WHAT TO PRODUCE:
From the listing below, pull out every line where the string "diagram" appears.

SUPPLIED DATA:

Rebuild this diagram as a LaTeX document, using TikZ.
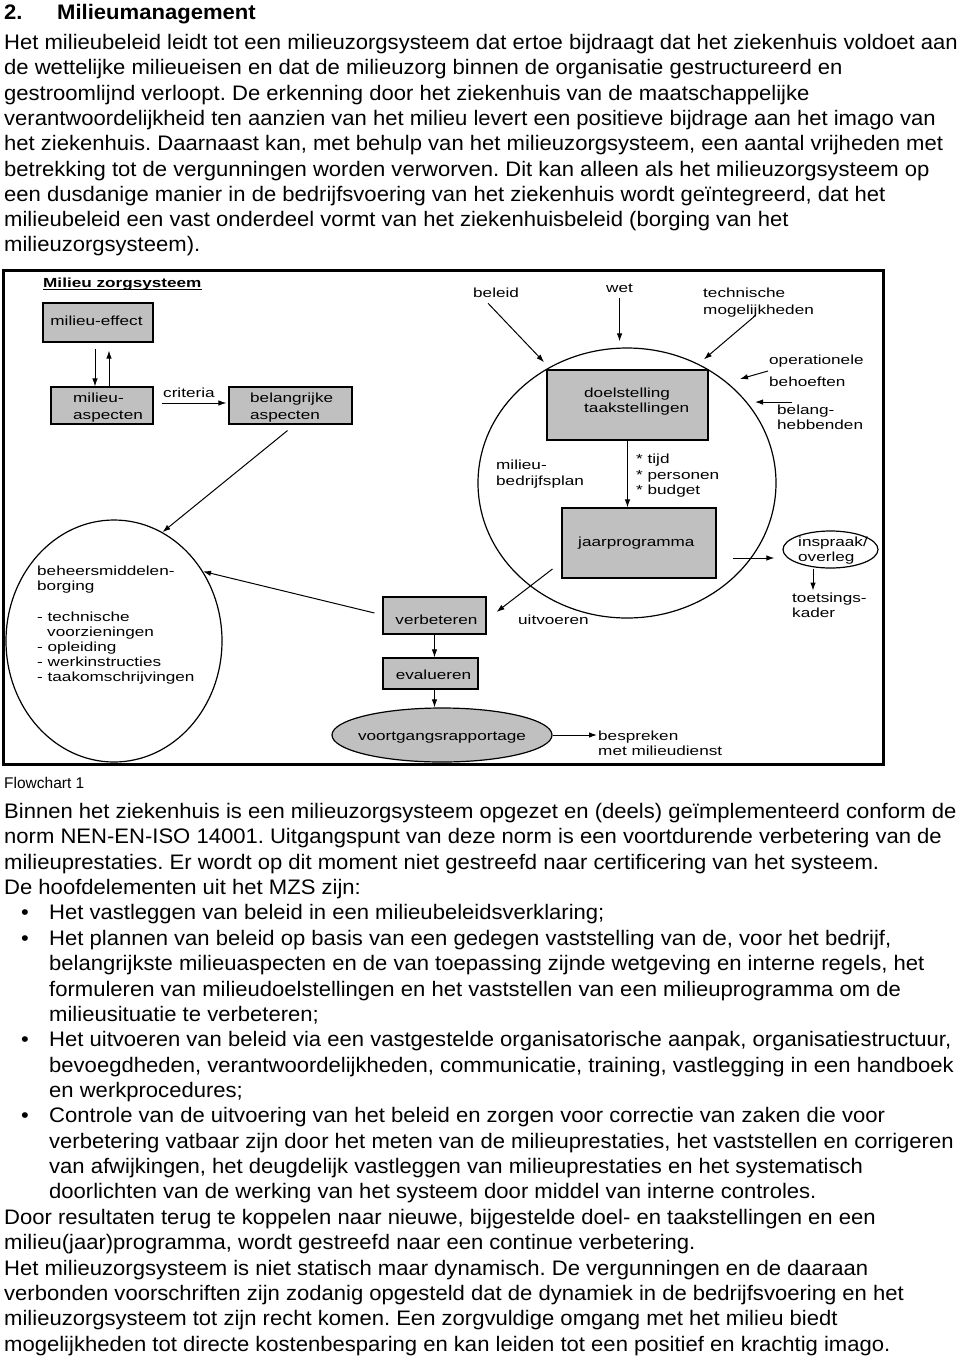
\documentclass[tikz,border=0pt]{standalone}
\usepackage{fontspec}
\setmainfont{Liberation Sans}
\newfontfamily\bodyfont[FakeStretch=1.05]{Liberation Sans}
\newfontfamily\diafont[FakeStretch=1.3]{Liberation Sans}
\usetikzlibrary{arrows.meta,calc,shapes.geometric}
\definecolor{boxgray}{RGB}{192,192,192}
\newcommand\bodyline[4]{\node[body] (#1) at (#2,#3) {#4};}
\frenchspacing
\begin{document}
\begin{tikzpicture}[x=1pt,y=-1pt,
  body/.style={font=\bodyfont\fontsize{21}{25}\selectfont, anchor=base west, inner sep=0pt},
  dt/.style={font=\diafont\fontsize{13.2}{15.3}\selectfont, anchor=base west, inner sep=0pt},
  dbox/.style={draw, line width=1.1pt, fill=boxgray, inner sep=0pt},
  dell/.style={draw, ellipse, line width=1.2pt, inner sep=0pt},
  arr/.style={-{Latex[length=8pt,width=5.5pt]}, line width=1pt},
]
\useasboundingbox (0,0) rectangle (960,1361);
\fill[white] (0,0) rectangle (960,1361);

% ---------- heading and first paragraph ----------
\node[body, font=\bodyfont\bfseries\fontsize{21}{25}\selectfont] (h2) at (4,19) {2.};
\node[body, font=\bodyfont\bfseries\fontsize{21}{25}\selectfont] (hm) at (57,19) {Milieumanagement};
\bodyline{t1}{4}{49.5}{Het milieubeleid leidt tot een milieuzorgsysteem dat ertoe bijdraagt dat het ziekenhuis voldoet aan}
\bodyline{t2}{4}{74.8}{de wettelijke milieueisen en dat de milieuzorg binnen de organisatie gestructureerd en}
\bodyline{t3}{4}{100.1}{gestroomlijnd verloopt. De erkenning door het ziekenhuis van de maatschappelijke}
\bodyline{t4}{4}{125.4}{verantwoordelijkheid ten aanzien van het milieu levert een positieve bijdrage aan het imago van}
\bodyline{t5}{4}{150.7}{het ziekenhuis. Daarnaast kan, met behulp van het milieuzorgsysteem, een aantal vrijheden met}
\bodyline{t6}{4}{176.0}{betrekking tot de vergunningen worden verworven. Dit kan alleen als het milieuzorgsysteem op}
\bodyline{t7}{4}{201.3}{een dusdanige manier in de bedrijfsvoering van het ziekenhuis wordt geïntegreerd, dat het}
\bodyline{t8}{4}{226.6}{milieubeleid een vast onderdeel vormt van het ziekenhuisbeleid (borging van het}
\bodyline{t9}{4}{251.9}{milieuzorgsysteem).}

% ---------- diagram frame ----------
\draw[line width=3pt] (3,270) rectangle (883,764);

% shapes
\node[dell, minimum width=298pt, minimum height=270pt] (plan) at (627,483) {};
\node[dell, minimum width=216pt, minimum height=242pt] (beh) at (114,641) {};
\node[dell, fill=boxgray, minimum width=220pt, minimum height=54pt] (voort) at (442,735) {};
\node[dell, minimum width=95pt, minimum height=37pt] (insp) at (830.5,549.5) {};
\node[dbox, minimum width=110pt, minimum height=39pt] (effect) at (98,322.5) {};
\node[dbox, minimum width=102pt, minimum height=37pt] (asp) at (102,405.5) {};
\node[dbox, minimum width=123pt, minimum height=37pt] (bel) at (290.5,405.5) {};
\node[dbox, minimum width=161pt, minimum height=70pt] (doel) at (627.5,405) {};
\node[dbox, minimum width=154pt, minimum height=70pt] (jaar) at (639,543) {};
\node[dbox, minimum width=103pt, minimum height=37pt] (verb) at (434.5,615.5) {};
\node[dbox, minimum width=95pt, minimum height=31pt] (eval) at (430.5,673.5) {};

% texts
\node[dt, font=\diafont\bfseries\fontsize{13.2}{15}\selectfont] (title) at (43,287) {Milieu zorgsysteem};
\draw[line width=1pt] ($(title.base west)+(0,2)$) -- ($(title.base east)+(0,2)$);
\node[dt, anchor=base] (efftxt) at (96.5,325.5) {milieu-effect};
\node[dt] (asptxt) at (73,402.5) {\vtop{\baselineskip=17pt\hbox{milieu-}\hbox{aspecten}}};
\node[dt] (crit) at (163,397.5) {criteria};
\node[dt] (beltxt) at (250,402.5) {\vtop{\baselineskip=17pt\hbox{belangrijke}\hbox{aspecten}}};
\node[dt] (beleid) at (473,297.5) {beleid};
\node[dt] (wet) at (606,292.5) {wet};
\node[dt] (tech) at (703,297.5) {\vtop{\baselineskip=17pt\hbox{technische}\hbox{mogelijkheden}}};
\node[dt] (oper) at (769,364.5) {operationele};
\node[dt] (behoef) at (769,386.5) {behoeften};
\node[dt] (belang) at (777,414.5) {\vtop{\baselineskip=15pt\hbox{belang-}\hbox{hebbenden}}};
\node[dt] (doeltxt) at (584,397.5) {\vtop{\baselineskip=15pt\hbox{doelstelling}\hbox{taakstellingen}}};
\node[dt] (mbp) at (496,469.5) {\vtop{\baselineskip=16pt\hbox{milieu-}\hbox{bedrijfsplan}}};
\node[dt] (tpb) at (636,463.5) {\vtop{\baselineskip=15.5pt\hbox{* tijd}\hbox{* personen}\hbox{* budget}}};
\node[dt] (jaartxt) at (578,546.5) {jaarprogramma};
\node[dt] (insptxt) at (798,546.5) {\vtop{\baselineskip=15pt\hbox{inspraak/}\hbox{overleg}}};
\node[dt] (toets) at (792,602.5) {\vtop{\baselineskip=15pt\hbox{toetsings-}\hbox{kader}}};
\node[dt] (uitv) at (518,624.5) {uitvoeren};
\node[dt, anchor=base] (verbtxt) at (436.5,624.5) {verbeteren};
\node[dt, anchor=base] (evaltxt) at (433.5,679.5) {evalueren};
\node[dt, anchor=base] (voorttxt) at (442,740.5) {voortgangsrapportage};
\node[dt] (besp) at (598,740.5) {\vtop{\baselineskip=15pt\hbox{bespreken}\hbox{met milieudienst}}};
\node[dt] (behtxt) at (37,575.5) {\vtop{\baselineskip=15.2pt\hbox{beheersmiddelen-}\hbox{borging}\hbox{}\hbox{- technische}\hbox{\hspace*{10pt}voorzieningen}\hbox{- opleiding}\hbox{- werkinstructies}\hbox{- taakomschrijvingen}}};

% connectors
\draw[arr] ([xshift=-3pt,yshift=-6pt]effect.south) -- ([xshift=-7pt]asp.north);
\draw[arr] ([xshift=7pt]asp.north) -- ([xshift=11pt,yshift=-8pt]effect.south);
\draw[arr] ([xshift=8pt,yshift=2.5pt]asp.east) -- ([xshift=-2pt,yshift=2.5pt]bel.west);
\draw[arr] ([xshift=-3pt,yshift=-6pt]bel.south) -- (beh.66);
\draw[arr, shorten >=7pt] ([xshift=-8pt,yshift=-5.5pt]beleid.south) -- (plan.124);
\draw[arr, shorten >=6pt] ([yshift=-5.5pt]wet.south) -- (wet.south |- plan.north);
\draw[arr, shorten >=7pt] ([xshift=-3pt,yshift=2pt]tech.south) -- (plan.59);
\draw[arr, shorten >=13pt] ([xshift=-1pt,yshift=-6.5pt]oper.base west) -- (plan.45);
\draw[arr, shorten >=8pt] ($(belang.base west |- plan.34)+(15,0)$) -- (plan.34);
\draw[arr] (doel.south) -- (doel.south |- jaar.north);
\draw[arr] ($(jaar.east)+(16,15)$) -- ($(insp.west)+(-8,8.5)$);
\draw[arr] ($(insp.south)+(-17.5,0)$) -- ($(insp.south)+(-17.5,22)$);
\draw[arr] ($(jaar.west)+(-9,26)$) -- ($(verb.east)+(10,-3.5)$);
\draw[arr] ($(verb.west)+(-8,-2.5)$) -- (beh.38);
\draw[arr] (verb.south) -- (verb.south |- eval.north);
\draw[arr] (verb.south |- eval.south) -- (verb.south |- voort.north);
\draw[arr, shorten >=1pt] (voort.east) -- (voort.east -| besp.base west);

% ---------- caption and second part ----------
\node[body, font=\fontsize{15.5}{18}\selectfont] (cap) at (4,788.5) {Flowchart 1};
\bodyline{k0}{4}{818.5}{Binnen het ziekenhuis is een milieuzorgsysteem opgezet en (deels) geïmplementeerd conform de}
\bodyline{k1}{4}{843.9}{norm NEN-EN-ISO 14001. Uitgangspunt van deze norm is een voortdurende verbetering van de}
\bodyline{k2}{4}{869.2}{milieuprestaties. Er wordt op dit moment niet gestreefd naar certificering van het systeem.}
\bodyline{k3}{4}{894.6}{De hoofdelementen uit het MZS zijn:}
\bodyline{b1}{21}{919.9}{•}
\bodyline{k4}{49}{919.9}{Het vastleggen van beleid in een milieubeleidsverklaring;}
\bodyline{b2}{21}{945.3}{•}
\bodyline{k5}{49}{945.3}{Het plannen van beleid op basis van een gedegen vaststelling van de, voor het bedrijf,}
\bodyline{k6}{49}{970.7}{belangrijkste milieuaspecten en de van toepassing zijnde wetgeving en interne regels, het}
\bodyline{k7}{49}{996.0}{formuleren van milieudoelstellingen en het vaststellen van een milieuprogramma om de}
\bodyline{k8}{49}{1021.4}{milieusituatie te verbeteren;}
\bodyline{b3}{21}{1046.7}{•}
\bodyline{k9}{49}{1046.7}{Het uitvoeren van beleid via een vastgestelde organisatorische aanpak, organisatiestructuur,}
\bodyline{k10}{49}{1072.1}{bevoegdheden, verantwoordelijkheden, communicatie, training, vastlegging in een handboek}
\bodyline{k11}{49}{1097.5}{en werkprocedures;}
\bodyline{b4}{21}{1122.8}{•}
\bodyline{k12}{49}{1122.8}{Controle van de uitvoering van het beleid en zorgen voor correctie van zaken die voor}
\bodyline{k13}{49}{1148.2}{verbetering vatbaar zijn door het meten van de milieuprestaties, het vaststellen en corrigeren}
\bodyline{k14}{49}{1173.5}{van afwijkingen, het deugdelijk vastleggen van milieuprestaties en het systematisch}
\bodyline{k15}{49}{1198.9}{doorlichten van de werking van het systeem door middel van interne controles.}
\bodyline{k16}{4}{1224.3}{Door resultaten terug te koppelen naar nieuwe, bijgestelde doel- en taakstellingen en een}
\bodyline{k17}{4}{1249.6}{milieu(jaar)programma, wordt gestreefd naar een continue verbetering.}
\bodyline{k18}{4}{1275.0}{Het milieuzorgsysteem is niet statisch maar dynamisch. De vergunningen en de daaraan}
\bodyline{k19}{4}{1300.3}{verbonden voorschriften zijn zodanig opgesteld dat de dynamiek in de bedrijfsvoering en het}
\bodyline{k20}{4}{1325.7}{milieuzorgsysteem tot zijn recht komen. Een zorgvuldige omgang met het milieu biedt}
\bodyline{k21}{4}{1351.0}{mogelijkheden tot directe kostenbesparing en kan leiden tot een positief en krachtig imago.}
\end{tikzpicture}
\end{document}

THE OUTPUT:
Rebuild this diagram as a LaTeX document, using TikZ.
% ---------- diagram frame ----------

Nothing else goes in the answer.